Some linguists and psycholinguists measure metaphorical goodness based on the similarity or dissimilarity of the attributes compared (see e.g. Chomsky 1964; Katz, Paivio, and Marschark 1985). Others, following Richards's (1936) theory of interaction, focus on the nature of subject and object, and suggest that the best metaphors employ close resemblances between attributes of a subject and object from different categories of being (Tourangeau and Sternberg 1981). Whether consumer evaluation Is based on number and similarity of attributes or relationships between the subject and object, or some combination of the two, is not yet clear. Literary criticism provides an enlarged framework for evaluation of metaphors on additional dimensions that may illuminate the nature of the transferral process. Some evaluative dimensions that seem related to advertising language are as follows (Brooks and Warren 1960, p. 272):

degree of explicitness

degree of ingenuity or creativeness

shock-value in the terms compared

degree of beauty: "unpoetic" (ugly or unpleasant comparison)

degree of comprehensibility

degree of economy (elaboration or condensation)

These add subtle considerations -- economy of expression, for example -- to evaluative criteria currently studied, and may lead to clearer understanding of what is meant by a "good" advertising metaphor.

Questions for consumer research concern how consumers evaluate advertising metaphors in terms of a "good/bad" rating. Do they evaluate metaphors based on the number and similarity of attributes they can transfer from object to subject? That is, do they judge by means of a quantifiable dimension of attribute transference? Or does something else occur, in which consumers experience both attribute transfer and the joyous feelings generated by the process (an "imaginative leap")? This comes closest to what literary critics say occurs when people read (or see) great imaginative works, but it is not clear that a "leap" or "burst of insight" can be empirically demonstrated. Nor is it clear that if it does exist (and this author thinks it does) whether and to what extent it applies to an advertisement. Little is known about perceptions of the language of commerce as entertaining or artistic in its own right. What consumers of novels or movies might consider "good" metaphors may not be the same as what consumers of advertisements think are "good," for the context may interact with the content in ways not yet understood.
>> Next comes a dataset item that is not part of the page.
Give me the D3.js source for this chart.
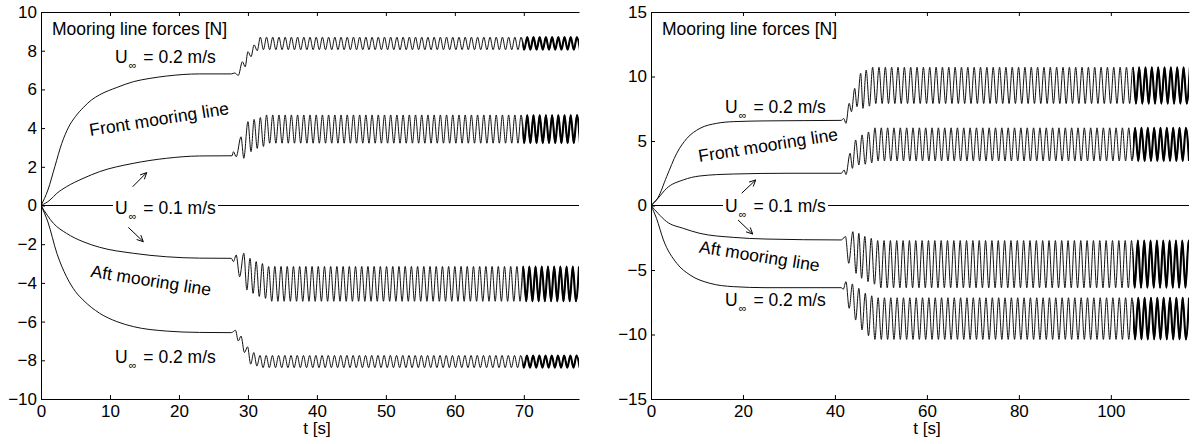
<!DOCTYPE html>
<html><head><meta charset="utf-8">
<script src="https://cdn.jsdelivr.net/npm/d3@7"></script>
<style>
body{margin:0;background:#fff}
text{font-family:"Liberation Sans",Arial,Helvetica,sans-serif;fill:#000}
</style>
</head><body>
<svg id="chart" width="1192" height="444"></svg>
<script>
// ---------------- DATA ----------------
// Left panel (model scale)
const leftXTicks = [0,10,20,30,40,50,60,70];
const leftYTicks = [-10,-8,-6,-4,-2,0,2,4,6,8,10];
const leftXDomain = [0,78];
const leftYDomain = [-10,10];
const leftHalfPeriod = 0.45;      // s, half of oscillation period
const leftThickFrom = 69.8;       // s, where the trace becomes bold

const leftFront02Ramp = [[0,0],[1,0.8],[2,2.0],[3,3.2],[4,4.05],[5,4.6],[6.1,5.05],[7.3,5.45],[8.5,5.72],[11,6.1],[13.4,6.4],[15.8,6.57],[18.2,6.69],[23,6.8],[27.6,6.8]];
const leftFront02Trans = [[28.1,6.85],[28.6,6.72],[29.2,7.43],[29.6,7.17],[30.0,7.95],[30.45,7.69],[30.9,8.3],[31.35,8.0]];
const leftFront02Steady = [8.7,8.05];  // alternating extremes
const leftFront02SteadyStart = 31.8;

const leftFront01Ramp = [[0,0],[1.3,0.28],[2.3,0.63],[3.7,0.97],[6.1,1.4],[8.5,1.75],[13.4,2.18],[18.2,2.44],[23,2.56],[27.7,2.57]];
const leftFront01Trans = [[27.9,2.78],[28.3,2.52],[29.0,3.55],[29.4,2.44],[30.0,4.33],[30.45,2.78],[30.9,4.45],[31.35,2.95],[31.8,4.55],[32.25,3.05]];
const leftFront01Steady = [4.68,3.22];
const leftFront01SteadyStart = 32.7;

const leftAft01Ramp = [[0,0],[1.8,-0.92],[3.7,-1.44],[6.1,-1.87],[8.5,-2.16],[13.4,-2.47],[18.2,-2.65],[23,-2.72],[27.6,-2.73]];
const leftAft01Trans = [[27.9,-2.9],[28.3,-2.56],[28.8,-3.68],[29.4,-2.47],[29.85,-4.37],[30.3,-2.73],[30.75,-4.54],[31.2,-2.9],[31.65,-4.7],[32.1,-3.0],[32.55,-4.8]];
const leftAft01Steady = [-3.15,-4.95];
const leftAft01SteadyStart = 33.0;

const leftAft02Ramp = [[0,0],[1,-0.85],[2.3,-2.47],[3.7,-3.68],[5,-4.45],[6.1,-4.88],[8.5,-5.57],[11,-6.0],[13.4,-6.26],[18.2,-6.49],[23,-6.56],[27.6,-6.57]];
const leftAft02Trans = [[28.2,-6.45],[28.6,-7.0],[29.0,-6.75],[29.5,-7.6],[29.95,-7.3],[30.4,-8.2],[30.85,-7.6],[31.3,-8.3]];
const leftAft02Steady = [-7.75,-8.38];
const leftAft02SteadyStart = 31.75;

// Right panel (full scale)
const rightXTicks = [0,20,40,60,80,100];
const rightYTicks = [-15,-10,-5,0,5,10,15];
const rightXDomain = [0,117];
const rightYDomain = [-15,15];
const rightHalfPeriod = 0.69;
const rightThickFrom = 104.8;

const rightFront02Ramp = [[0,0],[1.5,0.6],[3.4,2.23],[5.6,4.05],[7.8,5.2],[10.65,5.98],[14.3,6.37],[17.9,6.5],[25.2,6.56],[41.4,6.6]];
const rightFront02Trans = [[41.9,6.75],[42.4,6.37],[43.1,7.92],[43.6,7.27],[44.3,9.08],[44.8,7.66],[45.6,10.25],[46.1,7.53],[46.8,10.5],[47.5,7.7]];
const rightFront02Steady = [10.72,7.9];
const rightFront02SteadyStart = 48.2;

const rightFront01Ramp = [[0,0],[1.5,0.55],[3.4,1.33],[7,1.98],[10.65,2.29],[17.9,2.44],[30,2.5],[41.4,2.5]];
const rightFront01Trans = [[42.0,2.75],[42.4,2.4],[43.3,4.05],[43.8,2.88],[44.5,5.08],[45.2,3.14],[45.9,5.47],[46.6,3.2],[47.3,5.7],[48.0,3.3]];
const rightFront01Steady = [6.02,3.45];
const rightFront01SteadyStart = 48.7;

const rightAft01Ramp = [[0,0],[1.5,-0.6],[3.4,-1.25],[7,-1.77],[10.65,-2.16],[17.9,-2.47],[25,-2.6],[41.4,-2.67]];
const rightAft01Trans = [[42.3,-2.4],[43.0,-4.48],[43.9,-2.03],[44.6,-5.26],[45.2,-2.16],[45.8,-5.64],[46.5,-2.4],[47.2,-5.9],[47.9,-2.55],[48.6,-6.1]];
const rightAft01Steady = [-2.72,-6.38];
const rightAft01SteadyStart = 49.3;

const rightAft02Ramp = [[0,0],[1.2,-1],[2.7,-2.67],[5.6,-4.48],[8.5,-5.39],[12.8,-6.03],[17.9,-6.29],[25,-6.37],[41.4,-6.37]];
const rightAft02Trans = [[41.8,-6.5],[42.4,-5.9],[43.1,-7.97],[43.8,-6.08],[44.5,-8.88],[45.2,-6.42],[45.9,-9.65],[46.6,-6.8],[47.3,-10.1],[48.0,-7.0]];
const rightAft02Steady = [-10.38,-7.15];
const rightAft02SteadyStart = 48.7;

// Annotation texts
const titleText = "Mooring line forces [N]";
const frontText = "Front mooring line";
const aftText = "Aft mooring line";
const speed02 = "0.2 m/s";
const speed01 = "0.1 m/s";
const xLabel = "t [s]";

// ---------------- DRAWING ----------------
const svg = d3.select("#chart");
const fmt = d => (d < 0 ? "\u2212" + Math.abs(d) : String(d));
const FS = 17.5;

function buildSeries(ramp, trans, steadyStart, steadyVals, half, tEnd) {
  const pts = ramp.concat(trans);
  let k = 0;
  for (let t = steadyStart; t <= tEnd + half; t += half, k++) pts.push([t, steadyVals[k % 2]]);
  return pts;
}

function drawPanel(cfg) {
  const x = d3.scaleLinear().domain(cfg.xDomain).range(cfg.xRange);
  const y = d3.scaleLinear().domain(cfg.yDomain).range(cfg.yRange);
  const g = svg.append("g");
  const id = cfg.id;

  svg.append("clipPath").attr("id", id + "clip").append("rect")
    .attr("x", cfg.xRange[0]).attr("y", cfg.yRange[1])
    .attr("width", cfg.xRange[1] - cfg.xRange[0]).attr("height", cfg.yRange[0] - cfg.yRange[1]);
  svg.append("clipPath").attr("id", id + "thick").append("rect")
    .attr("x", x(cfg.thickFrom)).attr("y", cfg.yRange[1])
    .attr("width", cfg.xRange[1] - x(cfg.thickFrom)).attr("height", cfg.yRange[0] - cfg.yRange[1]);

  const line = d3.line().x(d => x(d[0])).y(d => y(d[1])).curve(d3.curveMonotoneX);
  const plot = g.append("g").attr("clip-path", `url(#${id}clip)`);

  // zero line
  plot.append("path").attr("d", line([[cfg.xDomain[0], 0], [cfg.xDomain[1], 0]]))
    .attr("fill", "none").attr("stroke", "#000").attr("stroke-width", 1);

  cfg.series.forEach(s => {
    const pts = buildSeries(s.ramp, s.trans, s.start, s.steady, cfg.half, cfg.xDomain[1]);
    plot.append("path").attr("d", line(pts)).attr("fill", "none")
      .attr("stroke", "#111").attr("stroke-width", 1);
    plot.append("g").attr("clip-path", `url(#${id}thick)`)
      .append("path").attr("d", line(pts)).attr("fill", "none")
      .attr("stroke", "#000").attr("stroke-width", 2.1);
  });

  // axes
  const xAxis = d3.axisBottom(x).tickValues(cfg.xTicks).tickSizeInner(-4).tickSizeOuter(0).tickPadding(6).tickFormat(fmt);
  const xTop = d3.axisTop(x).tickValues(cfg.xTicks).tickSizeInner(-4).tickSizeOuter(0).tickFormat("");
  const yAxis = d3.axisLeft(y).tickValues(cfg.yTicks).tickSizeInner(-4).tickSizeOuter(0).tickPadding(4).tickFormat(fmt);

  const ax = g.append("g").attr("transform", `translate(0,${cfg.yRange[0]})`).call(xAxis);
  const at = g.append("g").attr("transform", `translate(0,${cfg.yRange[1]})`).call(xTop);
  const ay = g.append("g").attr("transform", `translate(${cfg.xRange[0]},0)`).call(yAxis);
  [ax, at, ay].forEach(a => {
    a.selectAll("path,line").attr("stroke", "#000").attr("stroke-width", 1);
    a.selectAll("text").attr("font-size", 17).attr("font-family", '"Liberation Sans",Arial,sans-serif').attr("fill", "#000");
  });

  // x label
  g.append("text").attr("x", (cfg.xRange[0] + cfg.xRange[1]) / 2 + 7).attr("y", 434)
    .attr("text-anchor", "middle").attr("font-size", 17).text(xLabel);

  // title inside
  g.append("text").attr("x", cfg.xRange[0] + 11).attr("y", 35).attr("font-size", FS).text(titleText);

  // speed labels
  function speedLabel(t, v, val, bg) {
    const tx = g.append("text").attr("x", x(t)).attr("y", y(v)).attr("font-size", FS);
    tx.append("tspan").text("U");
    tx.append("tspan").attr("font-size", 11).attr("dy", 6).attr("dx", 1).text("\u221E");
    tx.append("tspan").attr("dy", -6).attr("dx", 2).text(" = " + val);
    if (bg) {
      const b = tx.node().getBBox();
      g.insert("rect", () => tx.node()).attr("x", b.x - 2).attr("y", y(0) - 3)
        .attr("width", b.width + 4).attr("height", 6).attr("fill", "#fff");
    }
  }
  cfg.labels.forEach(l => speedLabel(l.t, l.v, l.val, l.bg));

  // rotated labels
  cfg.rot.forEach(r => {
    g.append("text").attr("transform", `translate(${x(r.t)},${y(r.v)}) rotate(${r.a})`)
      .attr("text-anchor", "middle").attr("font-size", FS).text(r.text);
  });

  // arrows
  cfg.arrows.forEach(a => {
    const x1 = x(a[0]), y1 = y(a[1]), x2 = x(a[2]), y2 = y(a[3]);
    const ang = Math.atan2(y2 - y1, x2 - x1);
    const L = 7, w = 0.45;
    g.append("line").attr("x1", x1).attr("y1", y1).attr("x2", x2).attr("y2", y2)
      .attr("stroke", "#000").attr("stroke-width", 1);
    const p1 = [x2 - L * Math.cos(ang - w), y2 - L * Math.sin(ang - w)];
    const p2 = [x2 - L * Math.cos(ang + w), y2 - L * Math.sin(ang + w)];
    g.append("path").attr("d", `M${p1}L${x2},${y2}L${p2}`).attr("fill", "none")
      .attr("stroke", "#000").attr("stroke-width", 1);
  });
}

drawPanel({
  id: "L", xDomain: leftXDomain, yDomain: leftYDomain, xRange: [41, 579], yRange: [399, 12],
  xTicks: leftXTicks, yTicks: leftYTicks, half: leftHalfPeriod, thickFrom: leftThickFrom,
  series: [
    {ramp: leftFront02Ramp, trans: leftFront02Trans, start: leftFront02SteadyStart, steady: leftFront02Steady},
    {ramp: leftFront01Ramp, trans: leftFront01Trans, start: leftFront01SteadyStart, steady: leftFront01Steady},
    {ramp: leftAft01Ramp, trans: leftAft01Trans, start: leftAft01SteadyStart, steady: leftAft01Steady},
    {ramp: leftAft02Ramp, trans: leftAft02Trans, start: leftAft02SteadyStart, steady: leftAft02Steady}
  ],
  labels: [
    {t: 10.73, v: 7.36, val: speed02},
    {t: 10.73, v: -0.44, val: speed01, bg: true},
    {t: 10.73, v: -8.14, val: speed02}
  ],
  rot: [
    {t: 17.25, v: 4.16, a: -9, text: frontText},
    {t: 15.8, v: -4.18, a: 9, text: aftText}
  ],
  arrows: [[13.29, 0.97, 15.32, 1.70], [12.66, -1.13, 14.83, -1.87]]
});

drawPanel({
  id: "R", xDomain: rightXDomain, yDomain: rightYDomain, xRange: [651, 1189], yRange: [399, 12],
  xTicks: rightXTicks, yTicks: rightYTicks, half: rightHalfPeriod, thickFrom: rightThickFrom,
  series: [
    {ramp: rightFront02Ramp, trans: rightFront02Trans, start: rightFront02SteadyStart, steady: rightFront02Steady},
    {ramp: rightFront01Ramp, trans: rightFront01Trans, start: rightFront01SteadyStart, steady: rightFront01Steady},
    {ramp: rightAft01Ramp, trans: rightAft01Trans, start: rightAft01SteadyStart, steady: rightAft01Steady},
    {ramp: rightAft02Ramp, trans: rightAft02Trans, start: rightAft02SteadyStart, steady: rightAft02Steady}
  ],
  labels: [
    {t: 16.1, v: 7.17, val: speed02},
    {t: 16.1, v: -0.48, val: speed01, bg: true},
    {t: 16.1, v: -7.79, val: speed02}
  ],
  rot: [
    {t: 25.66, v: 4.22, a: -9, text: frontText},
    {t: 23.4, v: -4.38, a: 9, text: aftText}
  ],
  arrows: [[19.72, 0.95, 22.77, 1.98], [18.92, -1.12, 22.12, -2.21]]
});
</script>
</body></html>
Thus, additional research is necessary to understand how consumers enjoy, remember, draw inferences from, and evaluate advertising metaphors. Aristotelian theory suggests some directions this research can take. The areas of sound and meter in relation to enjoyment and memory, and analogy and transference in relation to inference-conclusion drawing and evaluation have begun to be explored. The view of advertisements as artistic creations opens up research possibilities by offering humanities theory as a source of insights for social science applications. Beauty as a quality conventionally thought to be inherent in poetic metaphors, and joy as a response may not be far removed from qualities inherent in some advertisements and consumer responses to them. It is important to keep in mind that an advertisement, like a literary work, can be viewed as a single piece of data (see Frye 1973), and examined to ascertain the nature, structure, and function of its metaphor(s). Sensitivity to within-ad elements may lead to increased understanding of the complex gestalt of an advertisement, similar to what Langer calls the "import" of poetry, (1951, p. 147):

Though the material... is verbal,its import is not the literal assertion made in the words, but the way the assertion is made, and this involves the sound, the tempo, the aura of associations of the words, the wealth or poverty of transient imagery that contains them, the sudden arrest of fantasy by pure fact, or of familiar fact by sudden fantasy, the suspense of literal meaning by a sustained ambiguity resolved in a long-awaited keywork, and the unifying all-embracing artifice of rhythm.